(Entries with chart source code)

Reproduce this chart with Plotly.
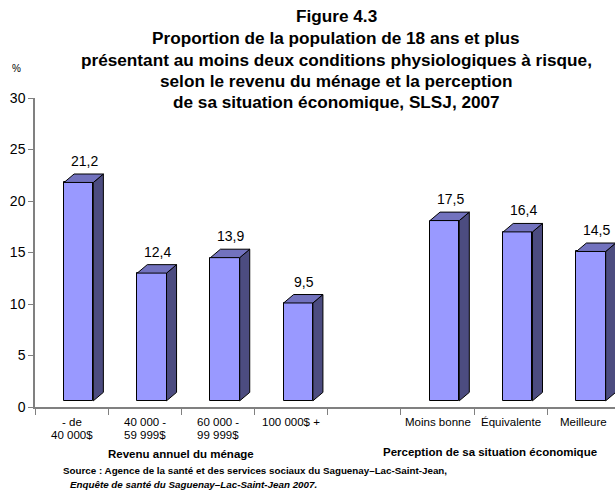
import plotly.graph_objects as go

# données
categories = [["- de", "40 000$"], ["40 000 -", "59 999$"], ["60 000 -", "99 999$"], ["100 000$ +"],
              [], ["Moins bonne"], ["Équivalente"], ["Meilleure"]]
valeurs = [21.2, 12.4, 13.9, 9.5, None, 17.5, 16.4, 14.5]
etiquettes = ["21,2", "12,4", "13,9", "9,5", "", "17,5", "16,4", "14,5"]
y_ticks = [0, 5, 10, 15, 20, 25, 30]

titre = ["Figure 4.3",
         "Proportion de la population de 18 ans et plus",
         "présentant au moins deux conditions physiologiques à risque,",
         "selon le revenu du ménage et la perception",
         "de sa situation économique, SLSJ, 2007"]

# géométrie en pixels de la page (la marge du body est mise à 0 plus bas)
W, H = 615, 493
L, R, T, B = 35, 0, 98, 86
PW, PH = W - L - R, H - T - B

def px_x(x):
    return (x - L) / PW

def px_y(y):
    return (H - B - y) / PH

FONT = "Arial, Liberation Sans, sans-serif"
FRONT, TOP, SIDE = "#9999FF", "#7272BE", "#4C4C80"

# effet 3D
FLOOR = 0.6     # les barres reposent un peu au-dessus de l'axe
OFF = 0.097     # décalage de la face avant
BW = 0.40       # largeur face avant
DX = 0.137      # profondeur horizontale (en catégories)
DY = 0.82       # profondeur verticale (en %)

xs = [i for i, v in enumerate(valeurs) if v is not None]
vs = [v for v in valeurs if v is not None]

fig = go.Figure()
fig.add_trace(go.Bar(
    x=[i + OFF for i in xs], y=vs, base=FLOOR, width=BW,
    marker=dict(color=FRONT, line=dict(color="black", width=1)),
    hoverinfo="skip", showlegend=False))

shapes = []
for i, v in zip(xs, vs):
    xl = i + OFF - BW / 2
    xr = i + OFF + BW / 2
    top = FLOOR + v
    shapes.append(dict(type="path", xref="x", yref="y",
                       path=f"M{xr},{FLOOR} L{xr+DX},{FLOOR+DY} L{xr+DX},{top+DY} L{xr},{top} Z",
                       fillcolor=SIDE, line=dict(color="black", width=1)))
    shapes.append(dict(type="path", xref="x", yref="y",
                       path=f"M{xl},{top} L{xl+DX},{top+DY} L{xr+DX},{top+DY} L{xr},{top} Z",
                       fillcolor=TOP, line=dict(color="black", width=1)))

annotations = []
# valeurs au-dessus des barres
for i, v in enumerate(valeurs):
    if v is None:
        continue
    annotations.append(dict(x=i + OFF + 0.08, y=FLOOR + v + DY, xref="x", yref="y",
                            text=etiquettes[i], showarrow=False, yanchor="bottom", yshift=3,
                            xanchor="center",
                            font=dict(size=14, color="black", family=FONT)))
# étiquettes des catégories (une annotation par ligne, interligne serré)
for i, lignes in enumerate(categories):
    for k, ligne in enumerate(lignes):
        annotations.append(dict(x=i, y=px_y(422.5 + 12.5 * k), xref="x", yref="paper", text=ligne,
                                showarrow=False, yanchor="middle", xanchor="center",
                                font=dict(size=11.5, color="black", family=FONT)))

# titre
title_y = [16, 38, 60, 81, 102]
for txt, ty in zip(titre, title_y):
    annotations.append(dict(x=px_x(336), y=px_y(ty), xref="paper", yref="paper",
                            text=f"<b>{txt}</b>", showarrow=False, yanchor="middle",
                            xanchor="center",
                            font=dict(size=17.2, color="black", family=FONT)))

annotations += [
    dict(x=px_x(16), y=px_y(68), xref="paper", yref="paper", text="%", showarrow=False,
         xanchor="center", yanchor="middle", font=dict(size=10, color="black", family=FONT)),
    dict(x=px_x(181), y=px_y(454), xref="paper", yref="paper",
         text="<b>Revenu annuel du ménage</b>", showarrow=False,
         xanchor="center", yanchor="middle",
         font=dict(size=11.5, color="black", family=FONT)),
    dict(x=px_x(490), y=px_y(452), xref="paper", yref="paper",
         text="<b>Perception de sa situation économique</b>", showarrow=False,
         xanchor="center", yanchor="middle",
         font=dict(size=11.5, color="black", family=FONT)),
    dict(x=px_x(61), y=px_y(470), xref="paper", yref="paper", xanchor="left", yanchor="middle",
         text="<b>Source : Agence de la santé et des services sociaux du Saguenay–Lac-Saint-Jean,</b>",
         showarrow=False, font=dict(size=9.8, color="black", family=FONT)),
    dict(x=px_x(68), y=px_y(484), xref="paper", yref="paper", xanchor="left", yanchor="middle",
         text="<b><i>Enquête de santé du Saguenay–Lac-Saint-Jean 2007.</i></b>",
         showarrow=False, font=dict(size=9.8, color="black", family=FONT)),
]

fig.update_layout(
    width=W, height=H,
    margin=dict(l=L, r=R, t=T, b=B),
    paper_bgcolor="white", plot_bgcolor="white",
    shapes=shapes, annotations=annotations,
    xaxis=dict(range=[-0.5, -0.5 + PW / 73.19], tickvals=[k - 0.5 for k in range(0, 9)],
               ticktext=[""] * 9, ticks="outside", ticklen=6, tickcolor="#808080",
               showline=True, linecolor="#808080", linewidth=1.5, showgrid=False,
               zeroline=False, fixedrange=True),
    yaxis=dict(range=[0, 30], tickvals=y_ticks, ticks="outside", ticklen=5,
               tickcolor="#808080", showline=True, linecolor="#808080", linewidth=1.5,
               showgrid=False, zeroline=False,
               tickfont=dict(size=14, color="black", family=FONT)),
    bargap=0,
)

fig.write_html("out.html", config={"displayModeBar": False},
               post_script="document.body.style.margin='0';document.body.style.overflow='hidden';")
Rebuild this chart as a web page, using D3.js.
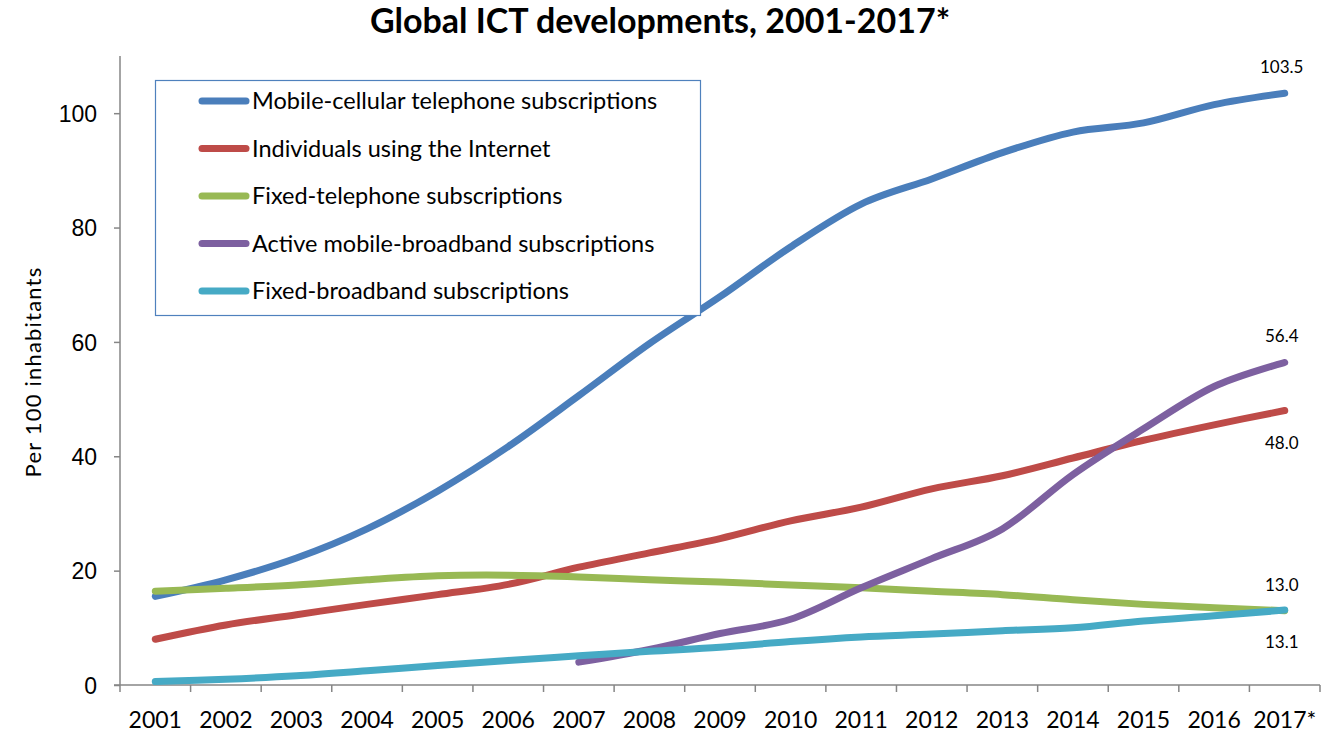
<!DOCTYPE html>
<html>
<head>
<meta charset="utf-8">
<script src="https://cdn.jsdelivr.net/npm/d3@7"></script>
<style>
  body { margin: 0; background: #fff; }
  svg { display: block; font-family: Lato, 'Open Sans', sans-serif; }
  .axis path, .axis line { stroke: #868686; stroke-width: 1.5; }
  .axis text { fill: #000; font-size: 23px; }
</style>
</head>
<body>
<svg id="chart" width="1340" height="733"></svg>
<script>
// categories
const years = ['2001', '2002', '2003', '2004', '2005', '2006', '2007', '2008', '2009',
  '2010', '2011', '2012', '2013', '2014', '2015', '2016', '2017*'];

// series values (per 100 inhabitants)
const mobileCellular = [15.5, 18.4, 22.2, 27.3, 33.9, 41.7, 50.6, 59.7, 67.9,
  76.6, 84.1, 88.5, 93.1, 96.7, 98.3, 101.5, 103.5];
const internetUsers = [8.0, 10.5, 12.3, 14.1, 15.8, 17.6, 20.6, 23.1, 25.6,
  28.7, 31.1, 34.3, 36.6, 39.7, 42.8, 45.5, 48.0];
const fixedTelephone = [16.4, 16.9, 17.5, 18.4, 19.1, 19.2, 18.9, 18.4, 18.0,
  17.5, 17.0, 16.4, 15.8, 14.9, 14.1, 13.5, 13.0];
const mobileBroadband = [null, null, null, null, null, null, 4.0, 6.2, 9.0,
  11.5, 17.0, 22.1, 27.3, 36.8, 44.8, 52.2, 56.4];
const fixedBroadband = [0.6, 1.0, 1.6, 2.5, 3.4, 4.3, 5.1, 5.9, 6.6,
  7.6, 8.4, 8.9, 9.5, 10.0, 11.2, 12.1, 13.1];

const seriesNames = [
  'Mobile-cellular telephone subscriptions',
  'Individuals using the Internet',
  'Fixed-telephone subscriptions',
  'Active mobile-broadband subscriptions',
  'Fixed-broadband subscriptions'
];
const seriesValues = [mobileCellular, internetUsers, fixedTelephone, mobileBroadband, fixedBroadband];
const colors = ['#4a7ebb', '#be4b48', '#98b954', '#7d60a0', '#46aac5'];

// end-of-line labels, with side (above / below the last point)
const endLabels = ['103.5', '48.0', '13.0', '56.4', '13.1'];
const endSides = ['above', 'below', 'above', 'above', 'below'];

const yTicks = [0, 20, 40, 60, 80, 100];

const svg = d3.select('#chart');

const plot = { left: 120, right: 1320, top: 56, bottom: 685 };

const x = d3.scaleBand().domain(years).range([plot.left, plot.right]);
const y = d3.scaleLinear().domain([0, 110]).range([plot.bottom, plot.top]);
const cx = (i) => x(years[i]) + x.bandwidth() / 2;

// title
svg.append('text')
  .attr('x', 660)
  .attr('y', 33)
  .attr('text-anchor', 'middle')
  .attr('font-size', 34)
  .attr('font-weight', 'bold')
  .text('Global ICT developments, 2001-2017*');

// y axis label
svg.append('text')
  .attr('transform', 'translate(41,372) rotate(-90)')
  .attr('text-anchor', 'middle')
  .attr('font-size', 22)
  .attr('letter-spacing', 1.2)
  .text('Per 100 inhabitants');

// y axis
const yAxis = svg.append('g')
  .attr('class', 'axis')
  .attr('transform', `translate(${plot.left},0)`)
  .call(d3.axisLeft(y).tickValues(yTicks).tickSize(6).tickSizeOuter(0).tickPadding(17));
yAxis.select('.domain').attr('d', `M0,${plot.top}V${plot.bottom}`);
yAxis.selectAll('text').attr('dy', '0.36em');

// x axis (ticks at category boundaries)
const xAxis = svg.append('g')
  .attr('class', 'axis')
  .attr('transform', `translate(0,${plot.bottom})`);
xAxis.append('line')
  .attr('x1', plot.left - 6).attr('x2', plot.right)
  .attr('y1', 0).attr('y2', 0);
xAxis.selectAll('.tick-mark')
  .data(years.concat(['end']))
  .enter()
  .append('line')
  .attr('x1', (d, i) => plot.left + i * x.step())
  .attr('x2', (d, i) => plot.left + i * x.step())
  .attr('y1', 0)
  .attr('y2', 7);
xAxis.selectAll('.tick-label')
  .data(years)
  .enter()
  .append('text')
  .attr('x', (d) => x(d) + x.bandwidth() / 2)
  .attr('y', 43)
  .attr('text-anchor', 'middle')
  .text((d) => d);

// lines
const line = d3.line()
  .defined((d) => d != null)
  .x((d, i) => cx(i))
  .y((d) => y(d))
  .curve(d3.curveCardinal.tension(0));

seriesValues.forEach((vals, k) => {
  svg.append('path')
    .datum(vals)
    .attr('fill', 'none')
    .attr('stroke', colors[k])
    .attr('stroke-width', 7)
    .attr('stroke-linecap', 'round')
    .attr('stroke-linejoin', 'round')
    .attr('d', line);
});

// end labels
seriesValues.forEach((vals, k) => {
  const last = vals.length - 1;
  svg.append('text')
    .attr('x', cx(last) - 3)
    .attr('y', y(vals[last]) + (endSides[k] === 'above' ? -20 : 38))
    .attr('text-anchor', 'middle')
    .attr('font-size', 17)
    .text(endLabels[k]);
});

// legend
const legend = svg.append('g');
legend.append('rect')
  .attr('x', 155.5).attr('y', 80.5)
  .attr('width', 545).attr('height', 235)
  .attr('fill', '#fff')
  .attr('stroke', '#4f81bd')
  .attr('stroke-width', 1.2);

seriesNames.forEach((name, k) => {
  const ly = 101 + k * 47.5;
  legend.append('line')
    .attr('x1', 202).attr('x2', 246)
    .attr('y1', ly).attr('y2', ly)
    .attr('stroke', colors[k])
    .attr('stroke-width', 7)
    .attr('stroke-linecap', 'round');
  legend.append('text')
    .attr('x', 252)
    .attr('y', ly)
    .attr('dy', '0.35em')
    .attr('font-size', 23.5)
    .text(name);
});
</script>
</body>
</html>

● What you are asked to do: Write out, exactly and with nothing added, everything from the line with "Rebuild this chart" down to the line with "const cx = (i)", both included. Drop any pictures.

● Answer to the exercise:
Rebuild this chart as a web page, using D3.js.
<!DOCTYPE html>
<html>
<head>
<meta charset="utf-8">
<script src="https://cdn.jsdelivr.net/npm/d3@7"></script>
<style>
  body { margin: 0; background: #fff; }
  svg { display: block; font-family: Lato, 'Open Sans', sans-serif; }
  .axis path, .axis line { stroke: #868686; stroke-width: 1.5; }
  .axis text { fill: #000; font-size: 23px; }
</style>
</head>
<body>
<svg id="chart" width="1340" height="733"></svg>
<script>
// categories
const years = ['2001', '2002', '2003', '2004', '2005', '2006', '2007', '2008', '2009',
  '2010', '2011', '2012', '2013', '2014', '2015', '2016', '2017*'];

// series values (per 100 inhabitants)
const mobileCellular = [15.5, 18.4, 22.2, 27.3, 33.9, 41.7, 50.6, 59.7, 67.9,
  76.6, 84.1, 88.5, 93.1, 96.7, 98.3, 101.5, 103.5];
const internetUsers = [8.0, 10.5, 12.3, 14.1, 15.8, 17.6, 20.6, 23.1, 25.6,
  28.7, 31.1, 34.3, 36.6, 39.7, 42.8, 45.5, 48.0];
const fixedTelephone = [16.4, 16.9, 17.5, 18.4, 19.1, 19.2, 18.9, 18.4, 18.0,
  17.5, 17.0, 16.4, 15.8, 14.9, 14.1, 13.5, 13.0];
const mobileBroadband = [null, null, null, null, null, null, 4.0, 6.2, 9.0,
  11.5, 17.0, 22.1, 27.3, 36.8, 44.8, 52.2, 56.4];
const fixedBroadband = [0.6, 1.0, 1.6, 2.5, 3.4, 4.3, 5.1, 5.9, 6.6,
  7.6, 8.4, 8.9, 9.5, 10.0, 11.2, 12.1, 13.1];

const seriesNames = [
  'Mobile-cellular telephone subscriptions',
  'Individuals using the Internet',
  'Fixed-telephone subscriptions',
  'Active mobile-broadband subscriptions',
  'Fixed-broadband subscriptions'
];
const seriesValues = [mobileCellular, internetUsers, fixedTelephone, mobileBroadband, fixedBroadband];
const colors = ['#4a7ebb', '#be4b48', '#98b954', '#7d60a0', '#46aac5'];

// end-of-line labels, with side (above / below the last point)
const endLabels = ['103.5', '48.0', '13.0', '56.4', '13.1'];
const endSides = ['above', 'below', 'above', 'above', 'below'];

const yTicks = [0, 20, 40, 60, 80, 100];

const svg = d3.select('#chart');

const plot = { left: 120, right: 1320, top: 56, bottom: 685 };

const x = d3.scaleBand().domain(years).range([plot.left, plot.right]);
const y = d3.scaleLinear().domain([0, 110]).range([plot.bottom, plot.top]);
const cx = (i) => x(years[i]) + x.bandwidth() / 2;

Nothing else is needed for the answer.